Welsh or Old French form of Alice, from Germanic 'adal' meaning 'noble.'
Alys is the medieval Welsh and Old French spelling of Alice, which itself descends from the Old High German Adalheidis — a compound of adal (noble) and heid (kind or type), meaning roughly "of noble kind." The simplified form Aalis passed through Norman French into England after 1066, becoming Alice in its anglicized form and Alys in Welsh-speaking communities, where it has remained in continuous use for nearly a thousand years. That extra layer of Welsh identity gives Alys something Alice lacks: a sense of place, a geographic soul.
In medieval literature, the name appears memorably in Chaucer's Canterbury Tales, where the Wife of Bath — one of the most vivid and defiant characters in English literature — bears the name Alisoun, a close relative of Alys. The name was enormously popular across medieval Europe, borne by queens, saints, and commoners alike. Lewis Carroll's Alice's Adventures in Wonderland (1865) reinvigorated the entire family of names in the English-speaking world, though the Welsh Alys had never really needed the help.

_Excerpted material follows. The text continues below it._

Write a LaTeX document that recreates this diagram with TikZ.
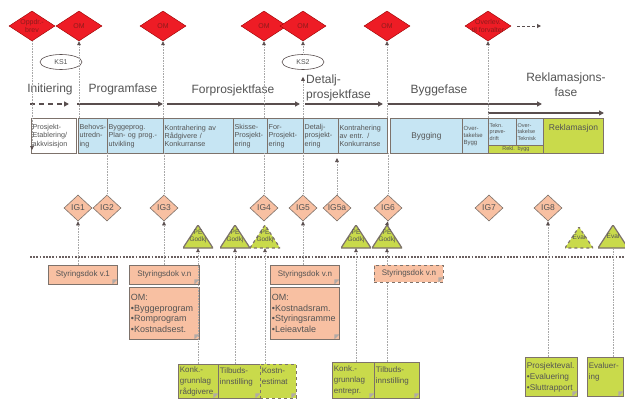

The spelling Alys has gained admirers in the contemporary era for exactly the reasons medieval spellings often do: it signals education, historical awareness, and a gentle resistance to the expected. It reads as distinctive without being invented, classical without feeling stuffy. In Wales today it remains a living name rather than an antiquarian curiosity, and internationally it appeals to parents who want the familiar music of Alice dressed in something older and slightly more rare.